Land Secretary Farida Karoney Thursday told the Senate Committee on Land, Environment and Natural Resources in Mombasa that the Idle Land Taxation Policy must, however, be adopted by the National Assembly and Senate before it can take effect.

“We have the Land Taxation Policy that seeks to provide a package of incentives to encourage productive and sustainable use and disincentives for keeping idle land,” Ms Karoney said.

Food security

On Wednesday, the World Bank called for taxation of idle land as part of government’s effort to enhance agricultural productivity and boost food security under President Uhuru Kenyatta’s “Big Four” agenda.

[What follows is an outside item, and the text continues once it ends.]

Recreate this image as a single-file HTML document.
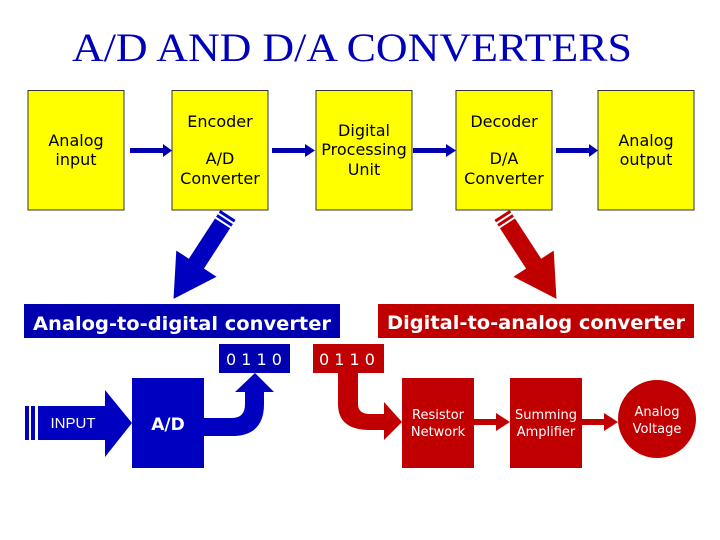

The multilateral lender said property taxes would encourage the utilisation of large tracts of fertile land currently lying idle across the country.

“This (property tax) has become pertinent given large tracts of idle arable land owned by absentee landlords that go unused, pushing many smaller farmers to move into marginal lands,” it said in its 17th edition of its Kenya Economic Update released Wednesday.

Large tracts

The ministry, like the World Bank, projects that entities with large tracts will either be forced to till or lease it out “thereby increasing access to land among smallholder farmers in support of the food security agenda.”

Ms Karoney said had the chunks of idle land been well utilised for agriculture, the country would be food secure.

The government has also been trying, from 2015, to pass a law on maximum and minimum land sizes that an individual or entity can be allowed to hold.

The proposed law seeks to tame over subdivision of land that has hurt agriculture in high potential areas.